Para dar fôlego ao volume de faturamento, a empresa também seguiu anunciando investimento. Em agosto passado, anunciou que iria aportar R$ 100 milhões para erguer duas novas fábricas, uma em Curitiba (PR), e outra em Jaguariúna (SP).
O crescimento da companhia ao longo do tempo sempre foi ancorado pelo estilo único de Zem, que ele mesmo admitia ser diferenciado.
“Sou um CEO forte, agressivo, direto. Fujo do modelo convencional de CEO. Abraço cliente, beijo cliente, vou para o campo. Não fico só cuidando da matriz.", afirmou.

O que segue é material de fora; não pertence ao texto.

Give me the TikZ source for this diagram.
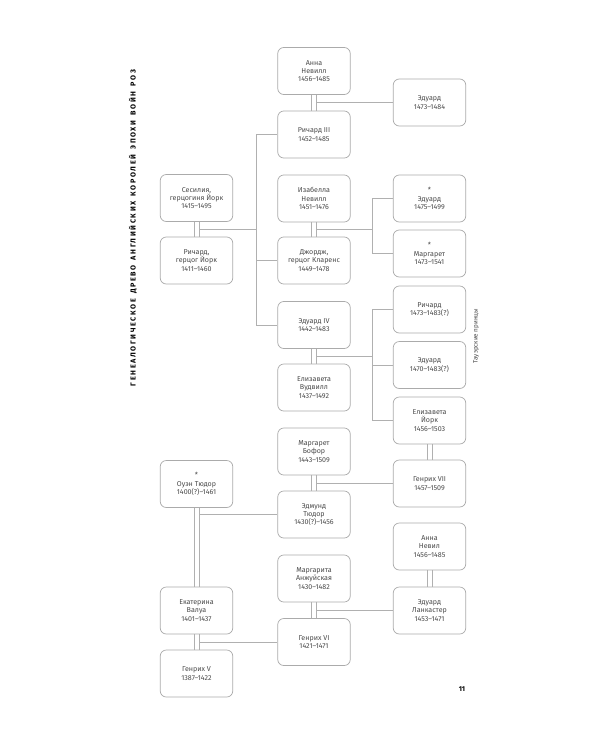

"Minha mãe me dizia: ‘não põe bistáculo, garoto’. Assim mesmo, ‘bistáculo’. Eu falo isso para minha equipe. Traz solução, me dá uma saída, vou te apoiar, vou dar recursos. Somos uma empresa rentável desde o ano 1."
Além de tocar a Biotrop, Zem também é produtor rural, com negócios no Nordeste brasileiro.
Em Pernambuco, na cidade de Petrolina, o empresário é sócio atuante em quatro empresas de produção de uvas sem sementes para exportação, prioritariamente para Europa, Estados Unidos e Argentina, com 120 hectares no total.
Em Balsas, no Maranhão, mantém 7 mil hectares para plantio de grãos em sociedade com Luis Fernando Felli, head global da Massey Ferguson.
Para não cair na contradição do velho ditado “Faça o que eu digo, mas não faça o que eu faço”, Zem não é apenas um produtor e vendedor de biológicos, mas também um consumidor.
“Eu trabalho forte para ir, de uma forma crescente, diminuindo a carga química nas minhas próprias fazendas, afinal de contas eu tinha que dar exemplo. E se eu não achasse isso, eu tenho um patrão. E meu patrão é o supermercado europeu”, disse.
"Nas minhas fazendas, vejo na prática a variação climática, como as plantas estão sentindo muito o calor. Não se pode ser negacionista."
Por isso, ele também havia adiantado que iria criar um outro negócio em breve, de olho nas mudanças da fisiologia das plantas com o aumento das temperaturas e da intensidade de luz.
"Vou criar uma outra empresa para justamente abordar essa questão, coisas competitivas, naturais, que vão ajudar a planta a manejar esse estresse. Mas é coisa para falarmos mais para a frente", disse no fim de 2023.